[Extracted records]
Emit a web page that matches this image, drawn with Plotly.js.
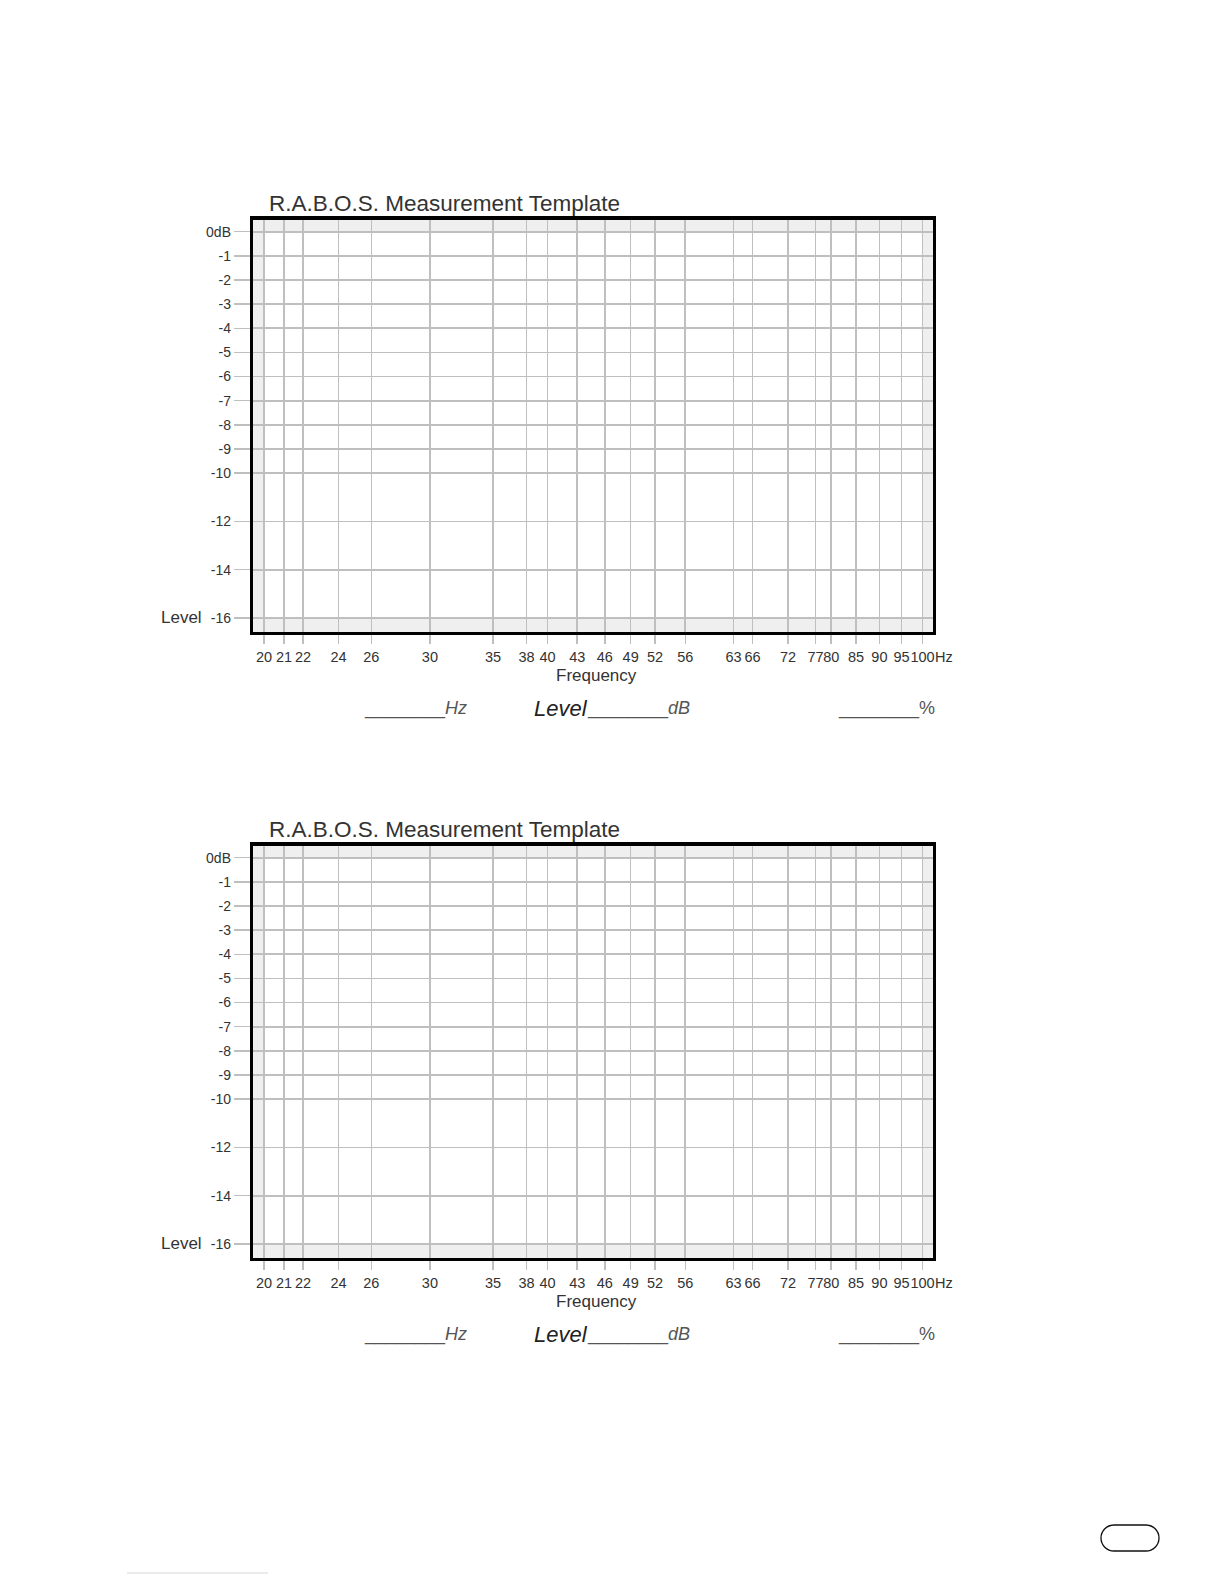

---

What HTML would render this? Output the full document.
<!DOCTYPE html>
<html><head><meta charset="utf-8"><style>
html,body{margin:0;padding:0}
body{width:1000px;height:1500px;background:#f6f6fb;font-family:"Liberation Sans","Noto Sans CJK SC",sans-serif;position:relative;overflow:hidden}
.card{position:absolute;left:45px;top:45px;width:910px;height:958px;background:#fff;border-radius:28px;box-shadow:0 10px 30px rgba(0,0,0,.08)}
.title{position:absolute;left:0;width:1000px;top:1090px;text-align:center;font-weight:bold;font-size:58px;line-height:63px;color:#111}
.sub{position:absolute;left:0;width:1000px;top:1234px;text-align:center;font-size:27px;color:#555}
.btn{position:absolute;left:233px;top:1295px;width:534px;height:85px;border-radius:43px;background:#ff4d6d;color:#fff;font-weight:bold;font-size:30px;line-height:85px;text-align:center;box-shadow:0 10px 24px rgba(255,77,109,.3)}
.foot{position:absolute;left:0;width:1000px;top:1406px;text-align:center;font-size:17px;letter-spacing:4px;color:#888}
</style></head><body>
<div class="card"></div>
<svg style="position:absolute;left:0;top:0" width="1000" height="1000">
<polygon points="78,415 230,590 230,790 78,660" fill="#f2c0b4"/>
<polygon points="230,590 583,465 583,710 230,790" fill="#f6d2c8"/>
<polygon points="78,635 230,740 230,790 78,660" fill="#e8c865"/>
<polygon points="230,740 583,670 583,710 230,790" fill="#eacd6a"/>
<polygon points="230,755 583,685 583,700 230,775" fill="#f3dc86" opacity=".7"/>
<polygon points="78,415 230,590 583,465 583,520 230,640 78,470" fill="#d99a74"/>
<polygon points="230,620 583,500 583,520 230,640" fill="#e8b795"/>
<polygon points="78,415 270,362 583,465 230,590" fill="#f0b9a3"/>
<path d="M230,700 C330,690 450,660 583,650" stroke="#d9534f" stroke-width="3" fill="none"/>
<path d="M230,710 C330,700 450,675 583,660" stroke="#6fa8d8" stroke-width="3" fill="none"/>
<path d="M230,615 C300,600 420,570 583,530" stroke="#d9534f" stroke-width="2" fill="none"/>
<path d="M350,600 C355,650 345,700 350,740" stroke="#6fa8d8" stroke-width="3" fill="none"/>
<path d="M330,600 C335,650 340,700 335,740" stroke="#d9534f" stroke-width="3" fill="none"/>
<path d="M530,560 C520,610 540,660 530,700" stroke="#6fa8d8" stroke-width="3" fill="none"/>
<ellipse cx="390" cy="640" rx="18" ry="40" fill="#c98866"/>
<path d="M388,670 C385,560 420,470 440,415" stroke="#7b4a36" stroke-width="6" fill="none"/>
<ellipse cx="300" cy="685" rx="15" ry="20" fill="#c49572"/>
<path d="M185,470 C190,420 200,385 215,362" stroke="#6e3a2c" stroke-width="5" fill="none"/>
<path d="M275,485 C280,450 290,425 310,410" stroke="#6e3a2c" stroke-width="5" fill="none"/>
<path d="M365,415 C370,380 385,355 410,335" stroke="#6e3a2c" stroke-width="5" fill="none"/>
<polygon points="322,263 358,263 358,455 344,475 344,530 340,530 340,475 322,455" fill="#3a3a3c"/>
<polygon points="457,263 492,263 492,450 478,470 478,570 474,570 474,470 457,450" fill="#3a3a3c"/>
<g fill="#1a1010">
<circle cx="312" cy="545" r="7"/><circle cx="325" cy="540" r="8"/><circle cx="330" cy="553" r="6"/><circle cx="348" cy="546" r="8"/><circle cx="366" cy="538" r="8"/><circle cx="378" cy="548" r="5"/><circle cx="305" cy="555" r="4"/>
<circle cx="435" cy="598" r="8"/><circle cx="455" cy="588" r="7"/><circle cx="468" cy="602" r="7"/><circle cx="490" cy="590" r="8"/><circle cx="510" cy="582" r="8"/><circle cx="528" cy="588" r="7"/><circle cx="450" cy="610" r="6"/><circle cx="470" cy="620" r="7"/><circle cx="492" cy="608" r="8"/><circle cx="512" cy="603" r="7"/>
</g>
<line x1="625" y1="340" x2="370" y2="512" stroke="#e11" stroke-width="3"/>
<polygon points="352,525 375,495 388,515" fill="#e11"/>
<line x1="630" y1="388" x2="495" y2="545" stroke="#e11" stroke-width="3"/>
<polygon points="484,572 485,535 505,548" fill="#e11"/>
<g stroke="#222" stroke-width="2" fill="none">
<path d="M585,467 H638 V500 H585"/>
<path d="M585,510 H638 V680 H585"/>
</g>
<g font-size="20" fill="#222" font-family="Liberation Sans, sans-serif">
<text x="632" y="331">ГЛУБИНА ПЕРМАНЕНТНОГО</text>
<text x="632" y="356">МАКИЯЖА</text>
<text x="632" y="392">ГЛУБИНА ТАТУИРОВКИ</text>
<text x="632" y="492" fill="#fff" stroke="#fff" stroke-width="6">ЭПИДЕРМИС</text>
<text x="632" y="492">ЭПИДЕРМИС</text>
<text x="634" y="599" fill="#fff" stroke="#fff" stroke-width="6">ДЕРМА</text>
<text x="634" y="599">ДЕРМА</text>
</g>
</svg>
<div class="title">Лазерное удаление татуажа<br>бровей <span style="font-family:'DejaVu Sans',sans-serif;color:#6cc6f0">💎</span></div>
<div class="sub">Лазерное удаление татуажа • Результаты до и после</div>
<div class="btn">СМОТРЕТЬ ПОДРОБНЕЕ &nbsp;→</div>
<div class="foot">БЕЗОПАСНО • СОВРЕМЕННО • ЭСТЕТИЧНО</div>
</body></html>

[What the task requires] In the entries above, find every line holding the word "this" and copy it out.

[Result]
Emit a web page that matches this image, drawn with Plotly.js.
What HTML would render this? Output the full document.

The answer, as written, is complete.